──────── INFORMATION SHOWN
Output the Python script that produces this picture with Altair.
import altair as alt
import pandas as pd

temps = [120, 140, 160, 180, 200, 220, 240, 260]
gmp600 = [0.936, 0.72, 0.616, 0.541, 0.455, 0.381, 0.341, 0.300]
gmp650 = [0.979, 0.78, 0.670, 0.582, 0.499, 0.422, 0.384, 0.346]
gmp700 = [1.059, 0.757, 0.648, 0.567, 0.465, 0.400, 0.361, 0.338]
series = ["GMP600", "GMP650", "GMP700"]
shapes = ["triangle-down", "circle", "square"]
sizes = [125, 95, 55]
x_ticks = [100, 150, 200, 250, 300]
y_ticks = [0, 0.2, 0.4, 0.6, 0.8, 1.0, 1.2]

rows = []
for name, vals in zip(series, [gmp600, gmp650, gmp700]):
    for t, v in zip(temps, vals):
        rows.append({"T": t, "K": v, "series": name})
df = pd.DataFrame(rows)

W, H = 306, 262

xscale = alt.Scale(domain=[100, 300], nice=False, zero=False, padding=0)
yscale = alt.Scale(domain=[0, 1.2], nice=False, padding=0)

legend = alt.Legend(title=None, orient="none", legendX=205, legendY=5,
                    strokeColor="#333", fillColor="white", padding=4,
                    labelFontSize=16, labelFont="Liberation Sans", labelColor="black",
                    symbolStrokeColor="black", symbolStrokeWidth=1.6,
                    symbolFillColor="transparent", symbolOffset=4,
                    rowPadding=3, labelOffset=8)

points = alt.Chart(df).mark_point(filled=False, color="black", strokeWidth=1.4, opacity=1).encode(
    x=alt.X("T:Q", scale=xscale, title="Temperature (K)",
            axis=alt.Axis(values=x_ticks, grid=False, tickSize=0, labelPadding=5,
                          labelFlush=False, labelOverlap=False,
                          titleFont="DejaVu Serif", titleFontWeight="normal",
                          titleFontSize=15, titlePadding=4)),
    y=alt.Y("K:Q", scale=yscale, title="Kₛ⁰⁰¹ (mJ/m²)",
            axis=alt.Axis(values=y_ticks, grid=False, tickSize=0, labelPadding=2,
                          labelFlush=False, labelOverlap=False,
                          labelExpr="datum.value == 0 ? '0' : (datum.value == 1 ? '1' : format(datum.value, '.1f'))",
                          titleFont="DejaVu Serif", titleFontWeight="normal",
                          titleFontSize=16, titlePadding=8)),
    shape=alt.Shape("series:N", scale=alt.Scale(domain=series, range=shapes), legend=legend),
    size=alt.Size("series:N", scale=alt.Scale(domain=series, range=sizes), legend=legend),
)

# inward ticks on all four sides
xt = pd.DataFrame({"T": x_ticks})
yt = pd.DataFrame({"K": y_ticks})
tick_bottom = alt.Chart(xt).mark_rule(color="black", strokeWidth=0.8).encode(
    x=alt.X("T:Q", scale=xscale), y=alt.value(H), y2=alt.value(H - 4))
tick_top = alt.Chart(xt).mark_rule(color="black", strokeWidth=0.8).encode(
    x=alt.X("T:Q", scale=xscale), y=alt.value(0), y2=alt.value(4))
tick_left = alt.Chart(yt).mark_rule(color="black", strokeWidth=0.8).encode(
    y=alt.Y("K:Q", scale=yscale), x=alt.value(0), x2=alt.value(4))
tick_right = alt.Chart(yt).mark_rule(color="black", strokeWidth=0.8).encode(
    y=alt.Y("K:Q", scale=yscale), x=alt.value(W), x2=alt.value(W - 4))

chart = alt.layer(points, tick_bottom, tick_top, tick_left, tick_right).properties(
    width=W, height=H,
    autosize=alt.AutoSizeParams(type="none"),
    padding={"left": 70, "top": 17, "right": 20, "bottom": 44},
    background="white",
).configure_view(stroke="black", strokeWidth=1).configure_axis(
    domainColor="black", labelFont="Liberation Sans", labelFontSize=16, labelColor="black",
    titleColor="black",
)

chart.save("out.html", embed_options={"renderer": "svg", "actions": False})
────────────────
- [SHORT EXERCISE]:
Write the material out again in its entirety, exactly as shown.

- [ANSWER IN FULL]:
Output the Python script that produces this picture with Altair.
import altair as alt
import pandas as pd

temps = [120, 140, 160, 180, 200, 220, 240, 260]
gmp600 = [0.936, 0.72, 0.616, 0.541, 0.455, 0.381, 0.341, 0.300]
gmp650 = [0.979, 0.78, 0.670, 0.582, 0.499, 0.422, 0.384, 0.346]
gmp700 = [1.059, 0.757, 0.648, 0.567, 0.465, 0.400, 0.361, 0.338]
series = ["GMP600", "GMP650", "GMP700"]
shapes = ["triangle-down", "circle", "square"]
sizes = [125, 95, 55]
x_ticks = [100, 150, 200, 250, 300]
y_ticks = [0, 0.2, 0.4, 0.6, 0.8, 1.0, 1.2]

rows = []
for name, vals in zip(series, [gmp600, gmp650, gmp700]):
    for t, v in zip(temps, vals):
        rows.append({"T": t, "K": v, "series": name})
df = pd.DataFrame(rows)

W, H = 306, 262

xscale = alt.Scale(domain=[100, 300], nice=False, zero=False, padding=0)
yscale = alt.Scale(domain=[0, 1.2], nice=False, padding=0)

legend = alt.Legend(title=None, orient="none", legendX=205, legendY=5,
                    strokeColor="#333", fillColor="white", padding=4,
                    labelFontSize=16, labelFont="Liberation Sans", labelColor="black",
                    symbolStrokeColor="black", symbolStrokeWidth=1.6,
                    symbolFillColor="transparent", symbolOffset=4,
                    rowPadding=3, labelOffset=8)

points = alt.Chart(df).mark_point(filled=False, color="black", strokeWidth=1.4, opacity=1).encode(
    x=alt.X("T:Q", scale=xscale, title="Temperature (K)",
            axis=alt.Axis(values=x_ticks, grid=False, tickSize=0, labelPadding=5,
                          labelFlush=False, labelOverlap=False,
                          titleFont="DejaVu Serif", titleFontWeight="normal",
                          titleFontSize=15, titlePadding=4)),
    y=alt.Y("K:Q", scale=yscale, title="Kₛ⁰⁰¹ (mJ/m²)",
            axis=alt.Axis(values=y_ticks, grid=False, tickSize=0, labelPadding=2,
                          labelFlush=False, labelOverlap=False,
                          labelExpr="datum.value == 0 ? '0' : (datum.value == 1 ? '1' : format(datum.value, '.1f'))",
                          titleFont="DejaVu Serif", titleFontWeight="normal",
                          titleFontSize=16, titlePadding=8)),
    shape=alt.Shape("series:N", scale=alt.Scale(domain=series, range=shapes), legend=legend),
    size=alt.Size("series:N", scale=alt.Scale(domain=series, range=sizes), legend=legend),
)

# inward ticks on all four sides
xt = pd.DataFrame({"T": x_ticks})
yt = pd.DataFrame({"K": y_ticks})
tick_bottom = alt.Chart(xt).mark_rule(color="black", strokeWidth=0.8).encode(
    x=alt.X("T:Q", scale=xscale), y=alt.value(H), y2=alt.value(H - 4))
tick_top = alt.Chart(xt).mark_rule(color="black", strokeWidth=0.8).encode(
    x=alt.X("T:Q", scale=xscale), y=alt.value(0), y2=alt.value(4))
tick_left = alt.Chart(yt).mark_rule(color="black", strokeWidth=0.8).encode(
    y=alt.Y("K:Q", scale=yscale), x=alt.value(0), x2=alt.value(4))
tick_right = alt.Chart(yt).mark_rule(color="black", strokeWidth=0.8).encode(
    y=alt.Y("K:Q", scale=yscale), x=alt.value(W), x2=alt.value(W - 4))

chart = alt.layer(points, tick_bottom, tick_top, tick_left, tick_right).properties(
    width=W, height=H,
    autosize=alt.AutoSizeParams(type="none"),
    padding={"left": 70, "top": 17, "right": 20, "bottom": 44},
    background="white",
).configure_view(stroke="black", strokeWidth=1).configure_axis(
    domainColor="black", labelFont="Liberation Sans", labelFontSize=16, labelColor="black",
    titleColor="black",
)

chart.save("out.html", embed_options={"renderer": "svg", "actions": False})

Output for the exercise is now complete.